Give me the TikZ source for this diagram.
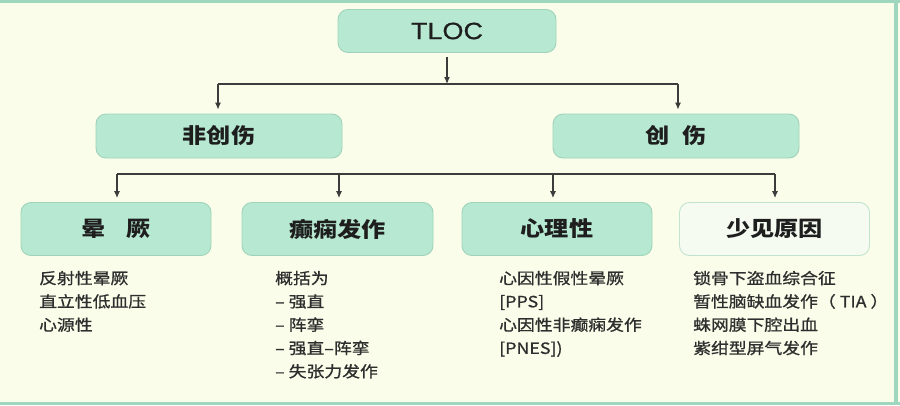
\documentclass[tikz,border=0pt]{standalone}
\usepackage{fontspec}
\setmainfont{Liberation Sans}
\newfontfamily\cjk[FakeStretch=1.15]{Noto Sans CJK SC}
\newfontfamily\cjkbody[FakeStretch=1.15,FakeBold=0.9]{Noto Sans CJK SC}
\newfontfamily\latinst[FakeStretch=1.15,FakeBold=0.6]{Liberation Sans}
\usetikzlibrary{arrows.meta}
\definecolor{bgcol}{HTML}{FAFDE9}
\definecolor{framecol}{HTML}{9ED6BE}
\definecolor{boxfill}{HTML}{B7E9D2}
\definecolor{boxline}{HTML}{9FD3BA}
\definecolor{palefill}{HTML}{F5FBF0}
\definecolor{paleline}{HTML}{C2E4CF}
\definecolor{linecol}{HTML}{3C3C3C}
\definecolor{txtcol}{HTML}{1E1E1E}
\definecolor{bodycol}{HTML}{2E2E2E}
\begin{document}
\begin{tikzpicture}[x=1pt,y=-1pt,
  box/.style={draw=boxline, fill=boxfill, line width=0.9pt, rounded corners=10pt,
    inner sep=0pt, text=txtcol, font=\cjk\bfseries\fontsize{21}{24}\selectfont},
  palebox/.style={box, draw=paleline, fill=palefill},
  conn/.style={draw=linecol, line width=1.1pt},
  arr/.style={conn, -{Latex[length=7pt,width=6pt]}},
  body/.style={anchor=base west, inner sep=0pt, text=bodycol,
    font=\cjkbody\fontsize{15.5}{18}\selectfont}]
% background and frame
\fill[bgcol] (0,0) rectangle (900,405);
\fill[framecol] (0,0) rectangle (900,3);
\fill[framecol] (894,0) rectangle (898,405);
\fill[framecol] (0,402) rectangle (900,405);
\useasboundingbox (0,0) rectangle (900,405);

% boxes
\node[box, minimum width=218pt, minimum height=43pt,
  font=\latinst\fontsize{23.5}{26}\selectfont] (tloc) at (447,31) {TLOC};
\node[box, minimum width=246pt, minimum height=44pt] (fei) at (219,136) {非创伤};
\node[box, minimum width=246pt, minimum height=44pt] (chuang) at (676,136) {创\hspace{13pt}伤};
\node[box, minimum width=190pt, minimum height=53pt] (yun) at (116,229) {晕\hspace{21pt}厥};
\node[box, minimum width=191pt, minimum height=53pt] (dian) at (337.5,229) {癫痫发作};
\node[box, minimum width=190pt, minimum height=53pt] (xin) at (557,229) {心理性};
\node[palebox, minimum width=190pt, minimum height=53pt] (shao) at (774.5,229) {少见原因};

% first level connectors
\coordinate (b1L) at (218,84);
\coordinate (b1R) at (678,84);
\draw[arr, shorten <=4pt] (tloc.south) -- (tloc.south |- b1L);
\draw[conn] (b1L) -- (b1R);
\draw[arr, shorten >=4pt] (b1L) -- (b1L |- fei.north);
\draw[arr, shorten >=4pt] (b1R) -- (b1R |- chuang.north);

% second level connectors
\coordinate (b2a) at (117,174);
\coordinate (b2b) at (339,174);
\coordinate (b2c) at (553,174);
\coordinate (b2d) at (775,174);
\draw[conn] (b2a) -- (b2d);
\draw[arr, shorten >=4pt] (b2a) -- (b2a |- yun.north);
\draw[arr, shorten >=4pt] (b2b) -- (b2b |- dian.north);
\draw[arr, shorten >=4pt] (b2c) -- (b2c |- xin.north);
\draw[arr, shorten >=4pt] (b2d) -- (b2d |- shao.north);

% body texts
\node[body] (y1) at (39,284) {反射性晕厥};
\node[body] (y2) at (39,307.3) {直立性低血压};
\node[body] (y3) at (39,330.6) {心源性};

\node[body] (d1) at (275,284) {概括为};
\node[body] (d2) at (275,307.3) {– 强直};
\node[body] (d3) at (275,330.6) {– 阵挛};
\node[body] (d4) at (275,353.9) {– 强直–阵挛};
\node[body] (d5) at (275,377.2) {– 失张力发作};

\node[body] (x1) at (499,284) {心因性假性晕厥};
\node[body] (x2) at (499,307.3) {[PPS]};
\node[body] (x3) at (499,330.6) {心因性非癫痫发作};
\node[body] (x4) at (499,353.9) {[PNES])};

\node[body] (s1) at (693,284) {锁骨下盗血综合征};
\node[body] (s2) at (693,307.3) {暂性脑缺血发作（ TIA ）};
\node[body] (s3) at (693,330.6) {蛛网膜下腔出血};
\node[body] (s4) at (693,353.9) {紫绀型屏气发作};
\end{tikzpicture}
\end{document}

⁂

> YOUR INSTRUCTIONS: Exclude the pictures, and transcribe all of the material exactly.

> TASK RESULT:
Give me the TikZ source for this diagram.
\documentclass[tikz,border=0pt]{standalone}
\usepackage{fontspec}
\setmainfont{Liberation Sans}
\newfontfamily\cjk[FakeStretch=1.15]{Noto Sans CJK SC}
\newfontfamily\cjkbody[FakeStretch=1.15,FakeBold=0.9]{Noto Sans CJK SC}
\newfontfamily\latinst[FakeStretch=1.15,FakeBold=0.6]{Liberation Sans}
\usetikzlibrary{arrows.meta}
\definecolor{bgcol}{HTML}{FAFDE9}
\definecolor{framecol}{HTML}{9ED6BE}
\definecolor{boxfill}{HTML}{B7E9D2}
\definecolor{boxline}{HTML}{9FD3BA}
\definecolor{palefill}{HTML}{F5FBF0}
\definecolor{paleline}{HTML}{C2E4CF}
\definecolor{linecol}{HTML}{3C3C3C}
\definecolor{txtcol}{HTML}{1E1E1E}
\definecolor{bodycol}{HTML}{2E2E2E}
\begin{document}
\begin{tikzpicture}[x=1pt,y=-1pt,
  box/.style={draw=boxline, fill=boxfill, line width=0.9pt, rounded corners=10pt,
    inner sep=0pt, text=txtcol, font=\cjk\bfseries\fontsize{21}{24}\selectfont},
  palebox/.style={box, draw=paleline, fill=palefill},
  conn/.style={draw=linecol, line width=1.1pt},
  arr/.style={conn, -{Latex[length=7pt,width=6pt]}},
  body/.style={anchor=base west, inner sep=0pt, text=bodycol,
    font=\cjkbody\fontsize{15.5}{18}\selectfont}]
% background and frame
\fill[bgcol] (0,0) rectangle (900,405);
\fill[framecol] (0,0) rectangle (900,3);
\fill[framecol] (894,0) rectangle (898,405);
\fill[framecol] (0,402) rectangle (900,405);
\useasboundingbox (0,0) rectangle (900,405);

% boxes
\node[box, minimum width=218pt, minimum height=43pt,
  font=\latinst\fontsize{23.5}{26}\selectfont] (tloc) at (447,31) {TLOC};
\node[box, minimum width=246pt, minimum height=44pt] (fei) at (219,136) {非创伤};
\node[box, minimum width=246pt, minimum height=44pt] (chuang) at (676,136) {创\hspace{13pt}伤};
\node[box, minimum width=190pt, minimum height=53pt] (yun) at (116,229) {晕\hspace{21pt}厥};
\node[box, minimum width=191pt, minimum height=53pt] (dian) at (337.5,229) {癫痫发作};
\node[box, minimum width=190pt, minimum height=53pt] (xin) at (557,229) {心理性};
\node[palebox, minimum width=190pt, minimum height=53pt] (shao) at (774.5,229) {少见原因};

% first level connectors
\coordinate (b1L) at (218,84);
\coordinate (b1R) at (678,84);
\draw[arr, shorten <=4pt] (tloc.south) -- (tloc.south |- b1L);
\draw[conn] (b1L) -- (b1R);
\draw[arr, shorten >=4pt] (b1L) -- (b1L |- fei.north);
\draw[arr, shorten >=4pt] (b1R) -- (b1R |- chuang.north);

% second level connectors
\coordinate (b2a) at (117,174);
\coordinate (b2b) at (339,174);
\coordinate (b2c) at (553,174);
\coordinate (b2d) at (775,174);
\draw[conn] (b2a) -- (b2d);
\draw[arr, shorten >=4pt] (b2a) -- (b2a |- yun.north);
\draw[arr, shorten >=4pt] (b2b) -- (b2b |- dian.north);
\draw[arr, shorten >=4pt] (b2c) -- (b2c |- xin.north);
\draw[arr, shorten >=4pt] (b2d) -- (b2d |- shao.north);

% body texts
\node[body] (y1) at (39,284) {反射性晕厥};
\node[body] (y2) at (39,307.3) {直立性低血压};
\node[body] (y3) at (39,330.6) {心源性};

\node[body] (d1) at (275,284) {概括为};
\node[body] (d2) at (275,307.3) {– 强直};
\node[body] (d3) at (275,330.6) {– 阵挛};
\node[body] (d4) at (275,353.9) {– 强直–阵挛};
\node[body] (d5) at (275,377.2) {– 失张力发作};

\node[body] (x1) at (499,284) {心因性假性晕厥};
\node[body] (x2) at (499,307.3) {[PPS]};
\node[body] (x3) at (499,330.6) {心因性非癫痫发作};
\node[body] (x4) at (499,353.9) {[PNES])};

\node[body] (s1) at (693,284) {锁骨下盗血综合征};
\node[body] (s2) at (693,307.3) {暂性脑缺血发作（ TIA ）};
\node[body] (s3) at (693,330.6) {蛛网膜下腔出血};
\node[body] (s4) at (693,353.9) {紫绀型屏气发作};
\end{tikzpicture}
\end{document}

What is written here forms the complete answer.